Production Engineer II Java / SQL / Automation (AWS)
Alpharitta, GA (Onsite)
Role Summary
We are seeking a Production Engineer II to support and improve the reliability, performance, and day-to-day operations of critical production systems. This role combines hands-on troubleshooting with automation, strong SQL skills, and operational excellence practices. The ideal candidate is comfortable working in AWS environments, improving observability, reducing toil, and partnering with engineering teams to deliver stable, scalable services.
Key Responsibilities
Provide production support for Java-based services and data-driven applications, including incident triage, root-cause analysis, and remediation.
Build automation to reduce manual operational work (alerts, self-healing actions, runbooks, deployment checks, and routine maintenance).
Write and optimize SQL for troubleshooting, data validation, reconciliation, and performance analysis; partner with database teams as needed.
Improve service reliability through proactive problem management, capacity planning, and performance tuning.
Enhance observability (dashboards, logs, metrics, tracing) and improve alert quality to reduce noise and accelerate resolution.
Support release/change activities: deployment readiness, rollback planning, post-release verification, and incident prevention.
Participate in on-call rotation and lead efforts to reduce recurring issues and mean time to restore (MTTR).
Document operational procedures and contribute to continuous improvement (postmortems, corrective actions, standards).
Required Qualifications
Bachelor s degree in Computer Science, Engineering, or equivalent experience.
2+ years of experience in production support, site reliability, or operations engineering for enterprise applications.
Strong Java fundamentals and ability to debug application behavior using logs, stack traces, and runtime metrics.

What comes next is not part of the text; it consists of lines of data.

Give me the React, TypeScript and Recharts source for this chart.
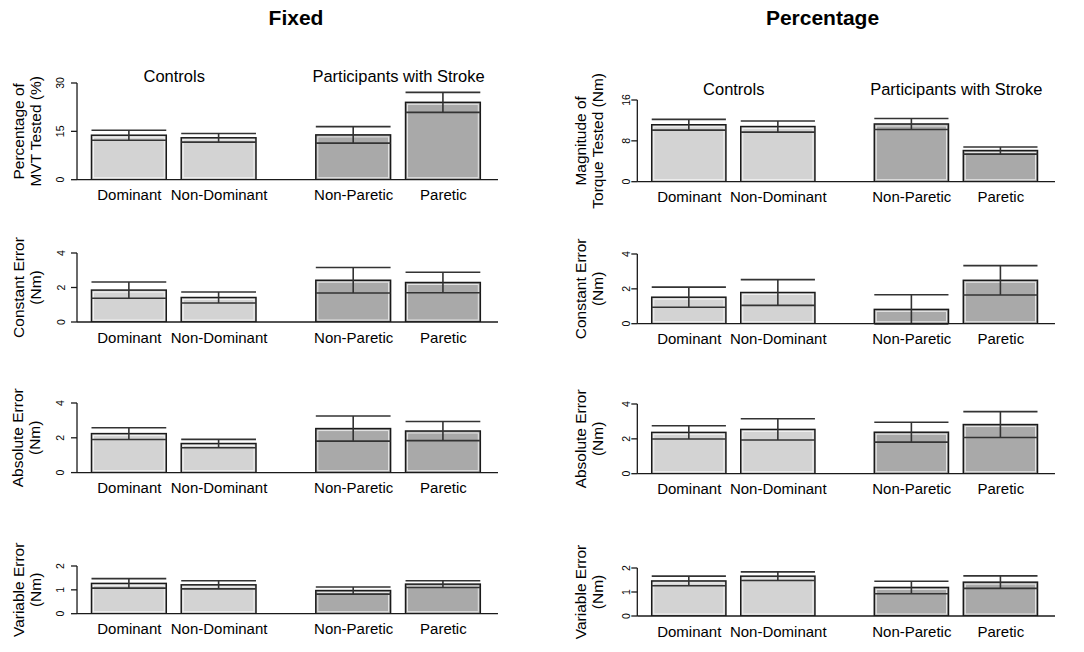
import React from "react";
import { BarChart, Bar, XAxis, YAxis, ErrorBar, Cell, ReferenceLine } from "recharts";

const categories = ["Dominant", "Non-Dominant", "Non-Paretic", "Paretic"];
const categoryGroup = [0, 0, 1, 1];
const groupNames = ["Controls", "Participants with Stroke"];
const columnTitles = ["Fixed", "Percentage"];

// mean and standard error
const mvtFixedMean = [13.8, 13.0, 13.9, 24.0];
const mvtFixedSE = [1.55, 1.35, 2.55, 3.1];
const torquePctMean = [11.15, 10.8, 11.3, 6.1];
const torquePctSE = [1.05, 1.1, 1.08, 0.7];

const ceFixedMean = [1.85, 1.42, 2.42, 2.29];
const ceFixedSE = [0.47, 0.32, 0.74, 0.59];
const cePctMean = [1.52, 1.79, 0.82, 2.49];
const cePctSE = [0.58, 0.74, 0.84, 0.84];

const aeFixedMean = [2.24, 1.67, 2.53, 2.39];
const aeFixedSE = [0.34, 0.24, 0.72, 0.55];
const aePctMean = [2.37, 2.54, 2.38, 2.82];
const aePctSE = [0.38, 0.61, 0.57, 0.74];

const veFixedMean = [1.27, 1.21, 0.97, 1.24];
const veFixedSE = [0.2, 0.17, 0.15, 0.14];
const vePctMean = [1.46, 1.66, 1.19, 1.41];
const vePctSE = [0.2, 0.18, 0.26, 0.26];

const mvtTicks = [0, 15, 30];
const torqueTicks = [0, 8, 16];
const errTicks = [0, 2, 4];
const veTicks = [0, 1, 2];

const FONT = '"Liberation Sans", Arial, Helvetica, sans-serif';
const groupFills = ["#d3d3d3", "#a9a9a9"];
const INK = "#1a1a1a";

// x layout in bar widths: 0.2 between bars of a group, 0.8 between groups
const X_MAX = 5.63;
const barCenter = (i: number) => 0.7 + 1.2 * i + (categoryGroup[i] > 0 ? 0.6 : 0);
const xTicks = categories.map((_, i) => barCenter(i));
const groupTicks = [(xTicks[0] + xTicks[1]) / 2, (xTicks[2] + xTicks[3]) / 2];

const BarShape = (props: any) => {
  const { x, y, width, height, fill } = props;
  if (!width || height == null) return null;
  return (
    <g>
      <rect x={x} y={y} width={width} height={height} fill={fill} stroke={INK} strokeWidth={1.5} />
      <rect
        x={x + 2}
        y={y + 2}
        width={Math.max(0, width - 4)}
        height={Math.max(0, height - 4)}
        fill="none"
        stroke="#fff"
        strokeWidth={1}
        strokeOpacity={0.7}
      />
    </g>
  );
};

type Col = { left: number; width: number; axisX: number; axisEnd: number; tickDist: number; labelOff: number; groupGap: number };

const COLS: Col[] = [
  { left: 0, width: 540, axisX: 77, axisEnd: 498, tickDist: 16.5, labelOff: -59, groupGap: 1 },
  { left: 540, width: 544, axisX: 97.3, axisEnd: 515, tickDist: 11, labelOff: -57, groupGap: 4.7 },
];

type PanelProps = {
  col: Col;
  mean: number[];
  se: number[];
  yTicks: number[];
  yLabel: string[];
  y0: number;
  yTop: number;
  showGroups?: boolean;
};

function Panel({ col, mean, se, yTicks, yLabel, y0, yTop, showGroups }: PanelProps) {
  const data = categories.map((name, i) => ({
    name,
    pos: xTicks[i],
    mean: mean[i],
    se: se[i],
    group: categoryGroup[i],
  }));
  const marginTop = 40;
  const chartTop = yTop - marginTop;
  const xAxisH = 30;
  const height = y0 - chartTop + xAxisH + 4;
  const plotW = col.axisEnd - col.axisX;
  const barW = plotW / X_MAX;
  const plotTop = marginTop;
  const plotH = y0 - yTop;
  const yMax = yTicks[yTicks.length - 1];

  const YTick = (tp: any) => {
    const tx = col.axisX - col.tickDist;
    const ty = tp.y;
    return (
      <text
        x={tx}
        y={ty}
        transform={`rotate(-90 ${tx} ${ty})`}
        textAnchor="middle"
        dominantBaseline="central"
        fontSize={10.5}
        fontFamily={FONT}
        fill="#000"
      >
        {tp.payload.value}
      </text>
    );
  };

  const YLabel = () => {
    const cy = plotTop + plotH / 2;
    return (
      <g>
        {yLabel.map((t, i) => {
          const lx = col.axisX + col.labelOff + i * 17;
          return (
            <text
              key={i}
              x={lx}
              y={cy}
              transform={`rotate(-90 ${lx} ${cy})`}
              textAnchor="middle"
              dominantBaseline="central"
              fontSize={15.5}
              fontFamily={FONT}
              fill="#000"
            >
              {t}
            </text>
          );
        })}
      </g>
    );
  };

  return (
    <div style={{ position: "absolute", left: col.left, top: chartTop }}>
      <BarChart
        width={col.width}
        height={height}
        data={data}
        margin={{ top: marginTop, right: col.width - col.axisEnd, bottom: 4, left: 0 }}
      >
        <XAxis
          xAxisId="cat"
          dataKey="pos"
          type="number"
          domain={[0, X_MAX]}
          allowDataOverflow
          ticks={xTicks}
          interval={0}
          tickFormatter={(v: number) => categories[xTicks.indexOf(v)] ?? ""}
          tickLine={false}
          tickSize={6}
          tickMargin={4}
          height={xAxisH}
          axisLine={{ stroke: INK, strokeWidth: 1.3 }}
          tick={{ fill: "#000", fontSize: 15, fontFamily: FONT }}
        />
        <YAxis
          type="number"
          domain={[0, yMax]}
          allowDataOverflow
          ticks={yTicks}
          interval={0}
          width={col.axisX}
          tickSize={6}
          tickLine={{ stroke: INK, strokeWidth: 1.3 }}
          axisLine={{ stroke: INK, strokeWidth: 1.3 }}
          tick={YTick}
          label={{ content: () => <YLabel /> }}
        />
        {showGroups &&
          groupTicks.map((gx, gi) => (
            <ReferenceLine
              key={gi}
              xAxisId="cat"
              x={gx}
              stroke="none"
              strokeOpacity={0}
              label={{
                value: groupNames[gi],
                position: "top",
                offset: col.groupGap,
                fill: "#000",
                fontSize: 16.5,
                fontFamily: FONT,
              }}
            />
          ))}
        <Bar xAxisId="cat" dataKey="mean" barSize={barW} isAnimationActive={false} shape={BarShape}>
          {data.map((d, i) => (
            <Cell key={i} fill={groupFills[d.group]} />
          ))}
          <ErrorBar dataKey="se" direction="y" width={barW / 2} stroke="#333" strokeWidth={1.6} />
        </Bar>
      </BarChart>
    </div>
  );
}

export default function App() {
  const [L, R] = COLS;
  return (
    <div
      style={{
        position: "absolute",
        left: 0,
        top: 0,
        width: 1084,
        height: 652,
        background: "#fff",
        fontFamily: FONT,
        overflow: "hidden",
      }}
    >
      <svg width={1084} height={40} style={{ position: "absolute", left: 0, top: 0 }}>
        <text x={296} y={25} textAnchor="middle" fontSize={21} fontWeight="bold" fontFamily={FONT}>
          {columnTitles[0]}
        </text>
        <text x={822.5} y={25} textAnchor="middle" fontSize={21} fontWeight="bold" fontFamily={FONT}>
          {columnTitles[1]}
        </text>
      </svg>

      <Panel col={L} mean={mvtFixedMean} se={mvtFixedSE} yTicks={mvtTicks}
        yLabel={["Percentage of", "MVT Tested (%)"]} y0={180} yTop={83.3} showGroups />
      <Panel col={R} mean={torquePctMean} se={torquePctSE} yTicks={torqueTicks}
        yLabel={["Magnitude of", "Torque Tested (Nm)"]} y0={181.7} yTop={100} showGroups />

      <Panel col={L} mean={ceFixedMean} se={ceFixedSE} yTicks={errTicks}
        yLabel={["Constant Error", "(Nm)"]} y0={321.7} yTop={252.7} />
      <Panel col={R} mean={cePctMean} se={cePctSE} yTicks={errTicks}
        yLabel={["Constant Error", "(Nm)"]} y0={324} yTop={254.3} />

      <Panel col={L} mean={aeFixedMean} se={aeFixedSE} yTicks={errTicks}
        yLabel={["Absolute Error", "(Nm)"]} y0={472.3} yTop={402.7} />
      <Panel col={R} mean={aePctMean} se={aePctSE} yTicks={errTicks}
        yLabel={["Absolute Error", "(Nm)"]} y0={474} yTop={404.3} />

      <Panel col={L} mean={veFixedMean} se={veFixedSE} yTicks={veTicks}
        yLabel={["Variable Error", "(Nm)"]} y0={614} yTop={566.3} />
      <Panel col={R} mean={vePctMean} se={vePctSE} yTicks={veTicks}
        yLabel={["Variable Error", "(Nm)"]} y0={616} yTop={568} />
    </div>
  );
}
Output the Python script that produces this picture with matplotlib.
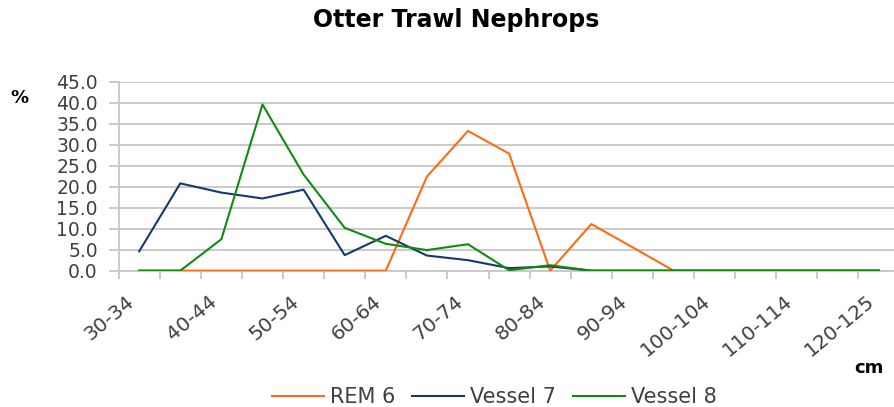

Strong SQL skills (joins, aggregations, query optimization) and experience working with relational databases in production contexts.
Demonstrated experience building automation using scripting (e.g., Python, Bash, PowerShell) and/or CI/CD pipelines.
Familiarity with operational best practices: incident management, problem management, change control, and post-incident reviews.
Ability to work under pressure, communicate clearly during incidents, and collaborate across teams.
Preferred Qualifications
Hands-on experience with AWS services such as CloudWatch, EC2, S3, RDS/Aurora, IAM, Lambda, Systems Manager, EKS/ECS, and/or SNS/SQS.
Experience with Infrastructure as Code (e.g., Terraform, CloudFormation) and configuration management.
Familiarity with API gateways, message queues/streams, and distributed system troubleshooting.
Experience improving operational KPIs (MTTR, change failure rate, availability, incident volume reduction).
Financial services or other regulated-industry experience.
What Success Looks Like
Reduces recurring incidents through automation and preventative fixes.
Improves observability and alerting to shorten time-to-detect and time-to-recover.
Delivers measurable operational excellence outcomes (higher stability, fewer escalations, smoother releases).
Working Model / On-Call
Participation in an on-call rotation is required.
Occasional after-hours support may be needed for high-severity incidents or planned changes.